The doors leading outside whooshed open again, and Gertie rushed in with Adam on her heels. Gert looked around, her white hair frizzy and wild as she scanned the waiting area. Spotting Jenna, she hustled over with her handbag banging against her hip.
“What did they say?” Gertie demanded. “How’s Mark?”
“I don’t know. They whisked Mia away before I could ask anything. I’m not even sure if he’s alive or?—”
“Don’t say that,” Gertie said, dropping into a chair beside her. “We have to think positive. I’m certain the doctors have everything under control.”
Jenna blinked at her aunt. A horrible wave of sickening memory flooded her senses.
The day her mom died, they’d found her crumpled on the floor of her writing room. The space she’d carved out to work on the children’s book she’d desperately wanted to finish.
She was barely conscious, but stirred as the medics loaded her into the ambulance.
“I’ll be okay,” she told Jenna, her voice barely more than a whisper.
“Everything’s under control.” Up until then, she’d been telling them all that it wasn’t that serious.

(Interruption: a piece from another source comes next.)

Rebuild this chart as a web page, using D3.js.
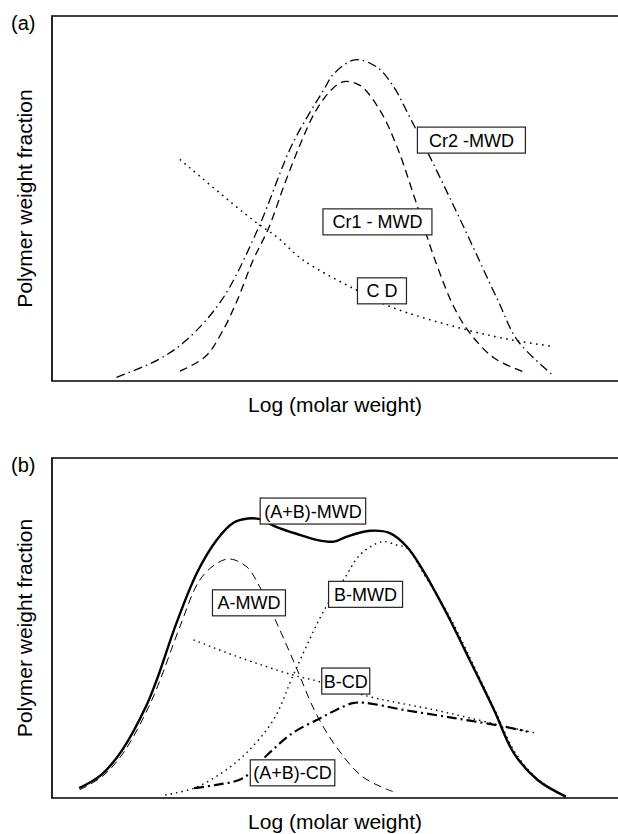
<!DOCTYPE html>
<html>
<head>
<meta charset="utf-8">
<script src="https://cdn.jsdelivr.net/npm/d3@7"></script>
<style>
  html, body { margin: 0; padding: 0; background: #fff; }
  svg { display: block; font-family: "Liberation Sans", Arial, Helvetica, sans-serif; }
</style>
</head>
<body>
<svg id="chart" width="618" height="834"></svg>
<script>
// ---------- DATA (x: log molar weight, arbitrary 0-10; y: weight fraction, 0-1) ----------
// Panel (a)
const cr1X = [2.26, 2.71, 2.99, 3.27, 3.55, 3.83, 4.11, 4.39, 4.66, 4.95, 5.16, 5.44, 5.80, 6.10, 6.41, 6.77, 7.11, 7.39, 7.81, 8.33];
const cr1Y = [0.027, 0.067, 0.13, 0.22, 0.33, 0.42, 0.54, 0.65, 0.74, 0.80, 0.82, 0.81, 0.74, 0.64, 0.50, 0.33, 0.20, 0.13, 0.063, 0.025];

const cr2X = [1.14, 1.87, 2.36, 2.99, 3.62, 4.25, 4.81, 4.97, 5.35, 5.74, 6.02, 6.33, 6.69, 7.31, 7.88, 8.23, 8.85];
const cr2Y = [0.010, 0.058, 0.11, 0.22, 0.41, 0.65, 0.80, 0.84, 0.88, 0.86, 0.81, 0.72, 0.61, 0.41, 0.22, 0.11, 0.016];

const cdX = [2.26, 3.55, 3.97, 4.43, 5.38, 5.97, 7.33, 8.21, 8.80];
const cdY = [0.607, 0.441, 0.395, 0.332, 0.249, 0.204, 0.140, 0.110, 0.096];

// Panel (b)
const abMwdX = [0.48, 0.87, 1.24, 1.66, 1.85, 2.20, 2.56, 2.91, 3.20, 3.46, 3.67, 3.97, 4.38, 4.68, 4.98, 5.21, 5.62, 5.97, 6.27, 6.55, 6.97, 7.38, 7.81, 8.16, 8.58, 9.08];
const abMwdY = [0.029, 0.068, 0.141, 0.269, 0.347, 0.515, 0.662, 0.759, 0.809, 0.822, 0.820, 0.797, 0.774, 0.759, 0.754, 0.769, 0.786, 0.779, 0.739, 0.671, 0.544, 0.406, 0.259, 0.132, 0.053, 0.004];

const aMwdX = [0.49, 0.90, 1.27, 1.70, 1.91, 2.26, 2.61, 2.91, 3.14, 3.44, 3.67, 3.97, 4.31, 4.66, 5.02, 5.49, 6.02];
const aMwdY = [0.024, 0.065, 0.135, 0.265, 0.347, 0.504, 0.641, 0.690, 0.703, 0.680, 0.621, 0.515, 0.386, 0.25, 0.151, 0.062, 0.019];

const bMwdX = [2.00, 2.51, 3.00, 3.43, 3.91, 4.28, 4.81, 5.15, 5.44, 5.74, 5.88, 6.09, 6.27, 6.59, 7.01, 7.42, 7.84, 8.20, 8.62, 9.10];
const bMwdY = [0.009, 0.029, 0.074, 0.132, 0.229, 0.368, 0.553, 0.641, 0.715, 0.749, 0.754, 0.744, 0.735, 0.653, 0.538, 0.400, 0.253, 0.129, 0.050, 0.003];

const bCdX = [2.50, 3.27, 4.25, 4.73, 5.61, 6.15, 6.76, 7.39, 8.02, 8.58];
const bCdY = [0.465, 0.416, 0.362, 0.342, 0.298, 0.279, 0.259, 0.235, 0.210, 0.190];

const abCdX = [2.51, 2.88, 3.37, 3.83, 4.25, 4.73, 5.02, 5.31, 5.53, 6.22, 7.11, 7.99, 8.40];
const abCdY = [0.029, 0.038, 0.058, 0.131, 0.191, 0.234, 0.259, 0.279, 0.280, 0.259, 0.235, 0.210, 0.195];

// Labels
const labelsA = ["Cr2 -MWD", "Cr1 - MWD", "C D"];
const labelsAX = [7.41, 5.75, 5.83];
const labelsAY = [0.660, 0.436, 0.247];
const labelsB = ["(A+B)-MWD", "A-MWD", "B-MWD", "B-CD", "(A+B)-CD"];
const labelsBX = [4.61, 3.48, 5.54, 5.19, 4.25];
const labelsBY = [0.844, 0.574, 0.599, 0.344, 0.074];

const panelTags = ["(a)", "(b)"];
const xTitle = "Log (molar weight)";
const yTitle = "Polymer weight fraction";

// ---------- DRAWING ----------
const svg = d3.select("#chart");
const zip = (xs, ys) => xs.map((x, i) => [x, ys[i]]);

const styles = {
  dashed:   { w: 1.3, dash: "8,5" },
  dashdot:  { w: 1.3, dash: "9,4,1.5,4" },
  dotted:   { w: 1.5, dash: "1.6,4.5" },
  solid:    { w: 2.4, dash: null },
  thinDash: { w: 1.0, dash: "8,5" },
  dots:     { w: 1.4, dash: "1.5,4" },
  thickDD:  { w: 2.2, dash: "10,4,2,4" }
};

function drawPanel(cfg) {
  const x = d3.scaleLinear().domain([0, 10]).range([cfg.left, cfg.right]);
  const y = d3.scaleLinear().domain([0, 1]).range([cfg.bottom, cfg.top]);
  const g = svg.append("g");

  const line = d3.line().x(d => x(d[0])).y(d => y(d[1])).curve(d3.curveCatmullRom.alpha(0.5));

  cfg.series.forEach(s => {
    const st = styles[s.style];
    g.append("path")
      .attr("d", line(zip(s.xs, s.ys)))
      .attr("fill", "none")
      .attr("stroke", "#000")
      .attr("stroke-width", st.w)
      .attr("stroke-dasharray", st.dash)
      .attr("stroke-linecap", "butt");
  });

  // frame: left, top, bottom
  g.append("path")
    .attr("d", `M${cfg.right},${cfg.top}H${cfg.left}V${cfg.bottom}H${cfg.right}`)
    .attr("fill", "none").attr("stroke", "#000").attr("stroke-width", 1.7);

  // label boxes
  cfg.labels.forEach((t, i) => {
    const cx = x(cfg.lx[i]), cy = y(cfg.ly[i]);
    const lg = g.append("g");
    const txt = lg.append("text")
      .attr("x", cx).attr("y", cy + 6.5)
      .attr("text-anchor", "middle")
      .attr("font-size", 18)
      .text(t);
    const tw = txt.node().getComputedTextLength();
    const pad = cfg.pads[i];
    lg.insert("rect", "text")
      .attr("x", cx - tw / 2 - pad).attr("y", cy - 13)
      .attr("width", tw + 2 * pad).attr("height", 26)
      .attr("fill", "#fff").attr("stroke", "#222").attr("stroke-width", 1.2);
  });

  // tag
  g.append("text").attr("x", 11).attr("y", cfg.top + 14)
    .attr("font-size", 20).text(cfg.tag);

  // axis titles
  g.append("text")
    .attr("x", (cfg.left + cfg.right) / 2).attr("y", cfg.bottom + 31)
    .attr("text-anchor", "middle").attr("font-size", 21).text(xTitle);
  g.append("text")
    .attr("transform", `translate(32,${(cfg.top + cfg.bottom) / 2}) rotate(-90)`)
    .attr("text-anchor", "middle").attr("font-size", 21).text(yTitle);
}

drawPanel({
  left: 52, right: 618, top: 16, bottom: 381, tag: panelTags[0],
  series: [
    { xs: cr1X, ys: cr1Y, style: "dashed" },
    { xs: cr2X, ys: cr2Y, style: "dashdot" },
    { xs: cdX, ys: cdY, style: "dotted" }
  ],
  labels: labelsA, lx: labelsAX, ly: labelsAY, pads: [11.5, 9.5, 9]
});

drawPanel({
  left: 52, right: 618, top: 458, bottom: 798, tag: panelTags[1],
  series: [
    { xs: aMwdX, ys: aMwdY, style: "thinDash" },
    { xs: bMwdX, ys: bMwdY, style: "dots" },
    { xs: bCdX, ys: bCdY, style: "dots" },
    { xs: abCdX, ys: abCdY, style: "thickDD" },
    { xs: abMwdX, ys: abMwdY, style: "solid" }
  ],
  labels: labelsB, lx: labelsBX, ly: labelsBY, pads: [4, 5, 5.5, 2, 3]
});
</script>
</body>
</html>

That the cancer had already gone into remission.
“Don’t worry about anything, sweetheart. ”
Those were the last words her mother ever spoke.
Gert touched her hand, pulling her back to the present. To this hospital waiting room in the Belmont ER. “Do we know where the bullet hit?”
Jenna shook her head as Adam dropped silently into the chair to her left. “I don’t know anything. Just that the gun was in Ellen’s purse when it went off. They think it was an accident, but no one knows at this point.”
“Thank God Katie wasn’t there,” Gertie said. “That’s the first thing Mia said when the police called. I guess the roof repair was taking longer than expected, so Ellen let Katie have one last sleepover at a friend’s house before school starts. She didn’t see her daddy get shot.”